Rows from a dataset of charts and code
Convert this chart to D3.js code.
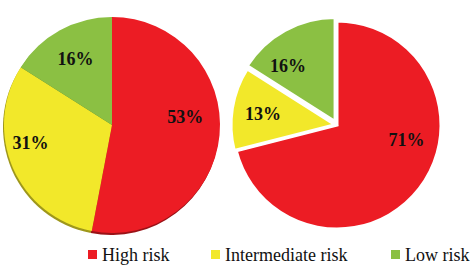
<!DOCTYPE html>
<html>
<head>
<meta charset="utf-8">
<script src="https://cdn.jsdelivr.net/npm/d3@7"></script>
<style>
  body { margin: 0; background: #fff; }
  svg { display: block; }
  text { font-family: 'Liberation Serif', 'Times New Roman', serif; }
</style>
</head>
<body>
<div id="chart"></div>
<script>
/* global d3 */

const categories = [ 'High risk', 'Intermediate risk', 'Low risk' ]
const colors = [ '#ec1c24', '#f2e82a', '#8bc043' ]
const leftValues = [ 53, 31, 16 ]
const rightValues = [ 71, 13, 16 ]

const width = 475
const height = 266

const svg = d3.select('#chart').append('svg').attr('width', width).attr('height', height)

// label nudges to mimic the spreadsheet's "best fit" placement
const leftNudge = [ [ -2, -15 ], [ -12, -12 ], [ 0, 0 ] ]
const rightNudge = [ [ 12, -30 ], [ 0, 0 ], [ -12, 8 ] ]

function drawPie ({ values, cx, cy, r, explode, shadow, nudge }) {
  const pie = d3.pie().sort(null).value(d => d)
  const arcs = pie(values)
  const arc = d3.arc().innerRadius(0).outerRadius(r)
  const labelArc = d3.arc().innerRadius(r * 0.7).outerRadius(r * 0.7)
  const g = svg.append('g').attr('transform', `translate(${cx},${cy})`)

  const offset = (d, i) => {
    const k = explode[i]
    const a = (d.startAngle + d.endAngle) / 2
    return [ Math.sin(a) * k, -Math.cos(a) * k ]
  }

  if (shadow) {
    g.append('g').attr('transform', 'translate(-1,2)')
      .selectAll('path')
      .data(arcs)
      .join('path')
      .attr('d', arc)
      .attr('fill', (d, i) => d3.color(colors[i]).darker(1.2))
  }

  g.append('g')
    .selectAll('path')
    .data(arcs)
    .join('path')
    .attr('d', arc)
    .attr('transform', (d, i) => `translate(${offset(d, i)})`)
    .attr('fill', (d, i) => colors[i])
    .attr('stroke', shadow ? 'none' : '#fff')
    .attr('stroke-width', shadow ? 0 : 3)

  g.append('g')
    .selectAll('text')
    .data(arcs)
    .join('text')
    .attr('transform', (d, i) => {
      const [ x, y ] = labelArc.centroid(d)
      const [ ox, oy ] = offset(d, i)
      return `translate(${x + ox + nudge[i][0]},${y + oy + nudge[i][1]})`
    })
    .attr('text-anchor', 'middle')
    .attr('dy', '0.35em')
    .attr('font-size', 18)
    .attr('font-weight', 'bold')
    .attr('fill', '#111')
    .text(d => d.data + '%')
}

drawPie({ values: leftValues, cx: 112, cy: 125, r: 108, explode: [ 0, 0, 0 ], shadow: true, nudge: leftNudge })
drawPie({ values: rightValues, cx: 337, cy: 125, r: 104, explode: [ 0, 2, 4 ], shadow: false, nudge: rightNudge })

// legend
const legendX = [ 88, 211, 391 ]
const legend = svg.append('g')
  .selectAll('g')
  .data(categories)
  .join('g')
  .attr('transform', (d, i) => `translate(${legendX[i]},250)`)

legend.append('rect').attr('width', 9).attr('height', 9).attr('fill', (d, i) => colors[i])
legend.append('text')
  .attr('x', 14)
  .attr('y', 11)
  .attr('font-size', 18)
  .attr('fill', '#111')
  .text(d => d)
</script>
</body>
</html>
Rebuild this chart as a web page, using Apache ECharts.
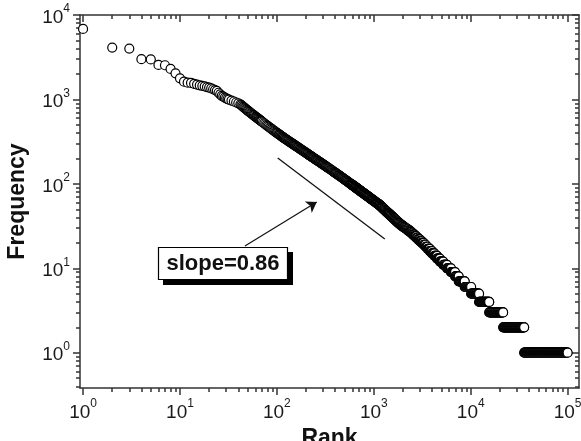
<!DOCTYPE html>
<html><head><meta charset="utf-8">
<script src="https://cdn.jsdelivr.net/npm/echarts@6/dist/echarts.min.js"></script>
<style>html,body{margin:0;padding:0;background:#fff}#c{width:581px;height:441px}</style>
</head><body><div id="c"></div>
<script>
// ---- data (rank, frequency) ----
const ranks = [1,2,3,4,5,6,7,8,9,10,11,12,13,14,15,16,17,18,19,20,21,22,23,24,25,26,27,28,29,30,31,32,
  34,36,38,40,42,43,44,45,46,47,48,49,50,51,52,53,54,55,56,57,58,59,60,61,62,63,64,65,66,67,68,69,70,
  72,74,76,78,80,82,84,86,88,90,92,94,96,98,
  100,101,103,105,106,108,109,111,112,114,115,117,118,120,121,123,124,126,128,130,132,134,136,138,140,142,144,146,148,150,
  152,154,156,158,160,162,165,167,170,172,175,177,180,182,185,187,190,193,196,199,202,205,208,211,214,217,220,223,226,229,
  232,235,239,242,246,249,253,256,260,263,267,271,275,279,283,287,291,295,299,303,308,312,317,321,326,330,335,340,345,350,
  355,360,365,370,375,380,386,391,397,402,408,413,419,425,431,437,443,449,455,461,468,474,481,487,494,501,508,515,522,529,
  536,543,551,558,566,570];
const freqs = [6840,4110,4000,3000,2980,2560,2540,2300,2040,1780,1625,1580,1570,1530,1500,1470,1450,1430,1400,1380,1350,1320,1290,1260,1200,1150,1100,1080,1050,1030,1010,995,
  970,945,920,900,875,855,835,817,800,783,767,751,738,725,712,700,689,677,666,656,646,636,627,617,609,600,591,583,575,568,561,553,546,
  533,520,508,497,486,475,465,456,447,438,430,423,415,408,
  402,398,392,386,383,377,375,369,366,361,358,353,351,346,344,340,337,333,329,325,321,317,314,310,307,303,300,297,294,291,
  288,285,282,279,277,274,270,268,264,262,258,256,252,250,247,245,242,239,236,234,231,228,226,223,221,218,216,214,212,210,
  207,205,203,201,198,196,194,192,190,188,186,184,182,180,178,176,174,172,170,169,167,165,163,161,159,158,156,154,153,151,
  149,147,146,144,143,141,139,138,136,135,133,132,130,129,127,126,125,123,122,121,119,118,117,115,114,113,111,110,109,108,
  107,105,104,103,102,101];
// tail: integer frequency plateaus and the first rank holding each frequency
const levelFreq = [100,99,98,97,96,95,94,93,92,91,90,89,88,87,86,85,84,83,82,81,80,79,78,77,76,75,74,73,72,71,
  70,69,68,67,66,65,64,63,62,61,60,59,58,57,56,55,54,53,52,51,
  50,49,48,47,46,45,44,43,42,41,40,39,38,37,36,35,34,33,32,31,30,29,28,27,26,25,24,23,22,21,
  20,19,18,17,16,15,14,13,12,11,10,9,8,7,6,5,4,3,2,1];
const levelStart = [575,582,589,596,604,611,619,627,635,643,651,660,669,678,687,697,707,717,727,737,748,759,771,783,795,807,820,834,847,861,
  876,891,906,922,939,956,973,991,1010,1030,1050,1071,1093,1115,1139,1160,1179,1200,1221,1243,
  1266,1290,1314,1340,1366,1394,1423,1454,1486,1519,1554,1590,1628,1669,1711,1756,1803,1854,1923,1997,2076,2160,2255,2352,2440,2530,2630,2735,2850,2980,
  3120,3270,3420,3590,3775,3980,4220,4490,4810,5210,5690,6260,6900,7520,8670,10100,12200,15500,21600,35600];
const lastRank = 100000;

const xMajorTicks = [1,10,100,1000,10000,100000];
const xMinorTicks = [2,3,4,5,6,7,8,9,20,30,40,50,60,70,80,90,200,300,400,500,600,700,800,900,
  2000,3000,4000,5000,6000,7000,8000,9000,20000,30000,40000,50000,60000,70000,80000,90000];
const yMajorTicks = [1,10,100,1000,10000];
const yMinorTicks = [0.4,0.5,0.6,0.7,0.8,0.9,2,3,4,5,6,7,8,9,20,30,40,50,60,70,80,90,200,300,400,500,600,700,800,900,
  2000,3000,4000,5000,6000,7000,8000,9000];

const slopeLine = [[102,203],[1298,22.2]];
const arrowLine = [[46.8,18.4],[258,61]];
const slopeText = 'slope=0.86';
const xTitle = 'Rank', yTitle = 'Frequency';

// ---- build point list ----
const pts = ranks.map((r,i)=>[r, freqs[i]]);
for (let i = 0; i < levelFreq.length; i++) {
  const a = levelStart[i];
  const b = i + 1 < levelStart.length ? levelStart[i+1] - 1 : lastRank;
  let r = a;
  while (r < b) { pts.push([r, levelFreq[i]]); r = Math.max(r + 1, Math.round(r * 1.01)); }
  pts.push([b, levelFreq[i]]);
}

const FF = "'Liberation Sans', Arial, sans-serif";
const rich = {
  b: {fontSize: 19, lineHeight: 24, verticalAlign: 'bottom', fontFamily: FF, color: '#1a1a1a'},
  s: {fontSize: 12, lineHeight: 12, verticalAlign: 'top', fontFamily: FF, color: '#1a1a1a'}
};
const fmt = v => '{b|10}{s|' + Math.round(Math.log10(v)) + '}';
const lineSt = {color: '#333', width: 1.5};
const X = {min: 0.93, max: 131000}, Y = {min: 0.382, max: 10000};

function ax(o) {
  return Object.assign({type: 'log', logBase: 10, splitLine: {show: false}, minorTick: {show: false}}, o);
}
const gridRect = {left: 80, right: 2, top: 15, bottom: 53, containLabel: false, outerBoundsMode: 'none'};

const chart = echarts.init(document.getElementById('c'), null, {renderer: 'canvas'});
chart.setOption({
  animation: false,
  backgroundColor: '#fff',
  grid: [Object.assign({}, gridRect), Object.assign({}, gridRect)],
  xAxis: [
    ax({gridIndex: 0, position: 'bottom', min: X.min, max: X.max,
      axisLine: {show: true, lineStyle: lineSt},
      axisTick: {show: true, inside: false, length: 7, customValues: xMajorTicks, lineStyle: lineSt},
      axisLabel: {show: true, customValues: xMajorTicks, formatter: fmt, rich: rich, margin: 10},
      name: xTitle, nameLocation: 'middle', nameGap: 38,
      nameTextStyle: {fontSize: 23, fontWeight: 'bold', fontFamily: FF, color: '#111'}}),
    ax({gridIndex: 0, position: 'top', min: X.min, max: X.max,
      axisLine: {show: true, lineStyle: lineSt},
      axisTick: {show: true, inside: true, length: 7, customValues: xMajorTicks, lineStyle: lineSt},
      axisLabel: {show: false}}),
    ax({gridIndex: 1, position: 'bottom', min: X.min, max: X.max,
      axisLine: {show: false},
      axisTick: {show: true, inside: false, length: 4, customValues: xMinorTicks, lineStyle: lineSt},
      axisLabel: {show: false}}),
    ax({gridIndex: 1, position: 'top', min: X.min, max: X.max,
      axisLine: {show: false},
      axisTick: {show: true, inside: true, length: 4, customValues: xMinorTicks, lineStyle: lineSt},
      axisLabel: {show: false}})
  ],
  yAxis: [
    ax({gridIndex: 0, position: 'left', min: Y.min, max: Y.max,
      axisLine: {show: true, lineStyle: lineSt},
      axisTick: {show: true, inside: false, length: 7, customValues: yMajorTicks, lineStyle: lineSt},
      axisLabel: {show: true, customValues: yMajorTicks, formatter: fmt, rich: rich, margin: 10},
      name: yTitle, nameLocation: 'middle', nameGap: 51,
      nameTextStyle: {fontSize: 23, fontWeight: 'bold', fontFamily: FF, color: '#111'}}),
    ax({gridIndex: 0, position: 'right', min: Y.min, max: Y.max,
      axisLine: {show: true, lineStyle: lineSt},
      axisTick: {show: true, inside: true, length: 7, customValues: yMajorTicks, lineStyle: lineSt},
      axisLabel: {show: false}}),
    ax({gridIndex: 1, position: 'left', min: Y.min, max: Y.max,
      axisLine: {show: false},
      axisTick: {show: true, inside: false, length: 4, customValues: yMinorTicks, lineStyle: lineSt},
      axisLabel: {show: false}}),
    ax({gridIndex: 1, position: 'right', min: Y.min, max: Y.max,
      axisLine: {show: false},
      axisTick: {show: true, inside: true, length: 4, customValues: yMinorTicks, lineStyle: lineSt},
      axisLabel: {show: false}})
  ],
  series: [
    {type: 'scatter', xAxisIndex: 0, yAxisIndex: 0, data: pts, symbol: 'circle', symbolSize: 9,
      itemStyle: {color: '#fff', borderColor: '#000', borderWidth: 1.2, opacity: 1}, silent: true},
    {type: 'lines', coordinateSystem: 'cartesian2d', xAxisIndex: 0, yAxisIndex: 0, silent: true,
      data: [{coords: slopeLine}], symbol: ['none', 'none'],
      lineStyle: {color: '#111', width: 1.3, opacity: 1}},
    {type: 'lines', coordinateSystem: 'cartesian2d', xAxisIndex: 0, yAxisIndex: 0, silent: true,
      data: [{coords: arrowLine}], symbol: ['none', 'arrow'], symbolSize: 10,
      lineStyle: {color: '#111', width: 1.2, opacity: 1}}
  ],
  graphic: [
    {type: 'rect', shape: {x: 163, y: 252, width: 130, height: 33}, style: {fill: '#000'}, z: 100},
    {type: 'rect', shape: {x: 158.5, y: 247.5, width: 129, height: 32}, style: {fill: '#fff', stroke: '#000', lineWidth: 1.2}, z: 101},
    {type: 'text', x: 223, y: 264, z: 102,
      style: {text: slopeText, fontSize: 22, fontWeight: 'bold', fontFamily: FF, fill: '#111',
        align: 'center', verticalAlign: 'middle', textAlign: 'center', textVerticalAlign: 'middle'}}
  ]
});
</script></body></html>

PROBLEM >>
Write out nothing but the lines from the start of the data through the line with "shadow ? 0 : 3)". Leave out the pictures.

COMPLETE RESPONSE >>
Convert this chart to D3.js code.
<!DOCTYPE html>
<html>
<head>
<meta charset="utf-8">
<script src="https://cdn.jsdelivr.net/npm/d3@7"></script>
<style>
  body { margin: 0; background: #fff; }
  svg { display: block; }
  text { font-family: 'Liberation Serif', 'Times New Roman', serif; }
</style>
</head>
<body>
<div id="chart"></div>
<script>
/* global d3 */

const categories = [ 'High risk', 'Intermediate risk', 'Low risk' ]
const colors = [ '#ec1c24', '#f2e82a', '#8bc043' ]
const leftValues = [ 53, 31, 16 ]
const rightValues = [ 71, 13, 16 ]

const width = 475
const height = 266

const svg = d3.select('#chart').append('svg').attr('width', width).attr('height', height)

// label nudges to mimic the spreadsheet's "best fit" placement
const leftNudge = [ [ -2, -15 ], [ -12, -12 ], [ 0, 0 ] ]
const rightNudge = [ [ 12, -30 ], [ 0, 0 ], [ -12, 8 ] ]

function drawPie ({ values, cx, cy, r, explode, shadow, nudge }) {
  const pie = d3.pie().sort(null).value(d => d)
  const arcs = pie(values)
  const arc = d3.arc().innerRadius(0).outerRadius(r)
  const labelArc = d3.arc().innerRadius(r * 0.7).outerRadius(r * 0.7)
  const g = svg.append('g').attr('transform', `translate(${cx},${cy})`)

  const offset = (d, i) => {
    const k = explode[i]
    const a = (d.startAngle + d.endAngle) / 2
    return [ Math.sin(a) * k, -Math.cos(a) * k ]
  }

  if (shadow) {
    g.append('g').attr('transform', 'translate(-1,2)')
      .selectAll('path')
      .data(arcs)
      .join('path')
      .attr('d', arc)
      .attr('fill', (d, i) => d3.color(colors[i]).darker(1.2))
  }

  g.append('g')
    .selectAll('path')
    .data(arcs)
    .join('path')
    .attr('d', arc)
    .attr('transform', (d, i) => `translate(${offset(d, i)})`)
    .attr('fill', (d, i) => colors[i])
    .attr('stroke', shadow ? 'none' : '#fff')
    .attr('stroke-width', shadow ? 0 : 3)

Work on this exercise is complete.